Fort Apache
(1948)
The narrative traditionally associated with John Ford’s westerns is one of an initial capitulation to myth that later evolved into revisionist historical fiction. The consensus is that by at least THE SEARCHERS in the mid-1950s and unquestionably by THE MAN WHO SHOT LIBERTY VALANCE in the early 1960s, the director was confronting frontier falsehoods about race and memory. Such discourse makes FORT APACHE doubly valuable in his canon. In the late 1940s, with the specter of World War Two still looming large over the American psyche, and the majority of Ford’s own filmmaking throughout the decade having been dedicated by documenting and supporting the war effort, the director makes a cavalry western brimming with disillusion about military heroism and conformity.

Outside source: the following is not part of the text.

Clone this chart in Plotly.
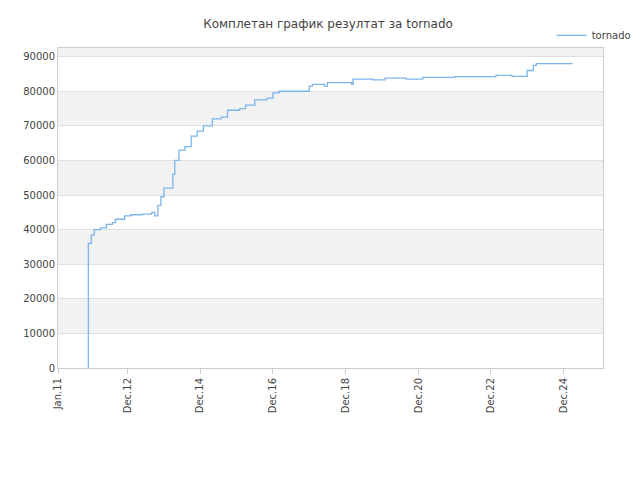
import plotly.graph_objects as go

dates = ["2011-11-01","2011-11-02","2011-12-01","2012-01-01","2012-03-01","2012-05-01","2012-07-01","2012-08-01","2012-11-01",
"2013-01-01","2013-05-01","2013-08-01","2013-09-01","2013-10-01","2013-11-01","2013-12-01","2014-02-01","2014-03-01","2014-03-20",
"2014-05-01","2014-07-01","2014-09-01","2014-11-01","2015-01-01","2015-04-01","2015-07-01","2015-09-01","2016-01-01","2016-03-01",
"2016-06-01","2016-10-01","2016-12-01","2017-02-01","2017-11-01","2017-12-01","2018-01-01","2018-05-01","2018-06-01","2018-10-01",
"2019-02-01","2019-02-15","2019-07-01","2019-09-01","2019-12-01","2020-01-01","2020-07-01","2020-08-01","2021-01-01","2021-01-15",
"2021-12-01","2023-01-01","2023-01-20","2023-06-01","2023-07-01","2023-11-01","2023-12-01","2024-02-01","2024-03-01","2025-03-01"]
values = [0,36000,38500,40000,40500,41500,42000,43000,44000,
44300,44500,45000,44000,47000,49500,52000,52000,56000,60000,
63000,64000,67000,68500,70000,72000,72500,74500,75000,76000,
77500,78000,79500,80000,80000,81500,82000,81500,82500,82500,
82000,83500,83500,83300,83300,83800,83800,83500,83500,84000,
84200,84200,84600,84600,84300,84300,86000,87500,88000,88000]

tick_vals = ["2011-01-01","2012-12-01","2014-12-01","2016-12-01","2018-12-01","2020-12-01","2022-12-01","2024-12-01"]
tick_text = ["Jan.11","Dec.12","Dec.14","Dec.16","Dec.18","Dec.20","Dec.22","Dec.24"]

fig = go.Figure(go.Scatter(x=dates, y=values, mode="lines", line=dict(color="#7cb5ec", width=1.3, shape="hv"), name="tornado"))
shapes = []
for lo in [10000, 30000, 50000, 70000, 90000]:
    shapes.append(dict(type="rect", xref="paper", x0=0, x1=1, yref="y", y0=lo, y1=min(lo+10000, 92500),
                       fillcolor="#f2f2f2", line_width=0, layer="below"))
fig.update_layout(
    width=640, height=480, paper_bgcolor="white", plot_bgcolor="white",
    font=dict(family="DejaVu Sans", size=10, color="#444"),
    title=dict(text="Комплетан график резултат за tornado", x=0.5, xanchor="center", y=0.975, font=dict(size=12, color="#444")),
    margin=dict(l=50, r=40, t=40, b=120),
    shapes=shapes,
    showlegend=True,
    legend=dict(x=1.06, y=1.085, xanchor="right", yanchor="top", bgcolor="rgba(0,0,0,0)", font=dict(size=10),
                itemwidth=30),
    xaxis=dict(range=["2011-01-01","2026-01-01"], tickvals=tick_vals, ticktext=tick_text, tickangle=-90,
               showgrid=False, showline=True, linecolor="#ccc", ticks="outside", tickcolor="#ccc", mirror=True),
    yaxis=dict(range=[0, 92500], tickvals=list(range(0, 90001, 10000)), tickformat="d", showgrid=True, gridcolor="#e0e0e0",
               showline=True, linecolor="#ccc", mirror=True, zeroline=False),
)
fig.write_html("out.html")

It is as if Ford’s complicity in producing Allied propaganda compels him to make films recognizing the disparity between reality and rhetoric. The joyless uniformity of a formal dance on the fort choreographed and performed as a dispassionate army maneuver hardly seems a celebration of the institution. The Custer-like Lieutenant Colonel Thursday, played by Henry Fonda who, like James Stewart, is more often the anti-hero than not despite his reputation, begins his command by waging a war on his men’s self-expression. These sequences are played for comedy and variety, but they also point out a glaring contradiction between the American ethos of individuality and its military system. The complexity and ambiguity of the ending is likely overlooked since it is posed as a question for the audience rather than diatribe.